# Newbie question on central limit theorem and standard error

#### BillyHarris

##### New Member
Hi all:

First post here, hopefully in the right forum.

I'm trying to teach myself basic stats (using the book Statistics in a Nutshell) and I'm trying to get my head round something. The book gives a brief discussion of the Central Limit Theorem, and then says that it shows:

mean(x)~N(μ,σ²/n)

So (given large enough sample) the distribution of the sample mean should approximate a normal distribution with a mean equal to the population mean and a standard deviation equal to the population variance over the sample size.

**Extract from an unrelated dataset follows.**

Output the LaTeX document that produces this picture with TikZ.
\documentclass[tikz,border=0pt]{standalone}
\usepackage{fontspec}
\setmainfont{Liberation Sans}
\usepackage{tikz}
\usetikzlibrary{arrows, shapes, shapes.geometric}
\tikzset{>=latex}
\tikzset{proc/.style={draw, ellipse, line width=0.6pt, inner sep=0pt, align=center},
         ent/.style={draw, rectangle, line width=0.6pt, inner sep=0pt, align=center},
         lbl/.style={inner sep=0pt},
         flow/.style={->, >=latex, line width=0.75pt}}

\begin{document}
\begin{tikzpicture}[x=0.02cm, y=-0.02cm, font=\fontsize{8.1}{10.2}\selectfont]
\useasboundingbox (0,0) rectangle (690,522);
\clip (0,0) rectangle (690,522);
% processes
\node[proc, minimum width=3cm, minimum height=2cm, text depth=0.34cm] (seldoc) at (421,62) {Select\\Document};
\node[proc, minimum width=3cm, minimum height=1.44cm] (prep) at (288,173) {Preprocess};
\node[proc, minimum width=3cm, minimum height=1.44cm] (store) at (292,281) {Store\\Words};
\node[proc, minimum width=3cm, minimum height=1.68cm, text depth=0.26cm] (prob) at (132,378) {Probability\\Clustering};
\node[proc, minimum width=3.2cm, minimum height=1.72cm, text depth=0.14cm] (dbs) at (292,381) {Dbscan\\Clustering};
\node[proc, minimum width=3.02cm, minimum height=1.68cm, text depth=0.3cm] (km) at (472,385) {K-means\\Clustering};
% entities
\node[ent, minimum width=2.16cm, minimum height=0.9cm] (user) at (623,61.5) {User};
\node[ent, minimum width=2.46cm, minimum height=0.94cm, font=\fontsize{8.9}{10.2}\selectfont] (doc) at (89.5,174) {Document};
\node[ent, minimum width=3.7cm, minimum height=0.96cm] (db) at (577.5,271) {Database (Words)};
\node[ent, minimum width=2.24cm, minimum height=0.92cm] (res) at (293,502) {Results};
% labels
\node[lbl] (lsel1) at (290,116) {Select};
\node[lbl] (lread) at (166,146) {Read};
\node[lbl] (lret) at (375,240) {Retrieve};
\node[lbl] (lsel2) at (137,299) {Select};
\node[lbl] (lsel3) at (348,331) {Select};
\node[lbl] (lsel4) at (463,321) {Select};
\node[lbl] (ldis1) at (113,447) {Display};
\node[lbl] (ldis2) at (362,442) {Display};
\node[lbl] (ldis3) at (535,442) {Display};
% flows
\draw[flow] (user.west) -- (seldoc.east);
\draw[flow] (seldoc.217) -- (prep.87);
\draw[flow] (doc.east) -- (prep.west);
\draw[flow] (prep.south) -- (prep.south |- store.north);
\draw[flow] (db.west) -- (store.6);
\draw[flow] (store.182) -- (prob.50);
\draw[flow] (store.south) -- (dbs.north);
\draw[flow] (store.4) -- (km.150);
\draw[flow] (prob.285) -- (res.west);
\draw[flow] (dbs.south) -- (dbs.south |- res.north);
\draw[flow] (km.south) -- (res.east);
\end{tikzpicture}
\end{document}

So far so good, except, is the standard deviation of the sampling mean not the same as standard error? And is standard error not calculated as:

SE=s/square-root(n).

In fact, the book later shows this, and I'm struggling to follow, since the two are clearly quite different. Is this something to do with the fact that the second formula is using sample standard deviations? Or have I got something drastically wrong and the standard deviation of the distribution of the sample mean is not standard error?

Can anyone help?

Thanks,

Billy.

#### waynergf

##### New Member
Billy, in your first "So..." statement, replace "standard deviation" with "variance," or replace "variance over the sample size" with "standard deviation over the square root of the sample size." And yes, it may be referred to as "standard error of the mean."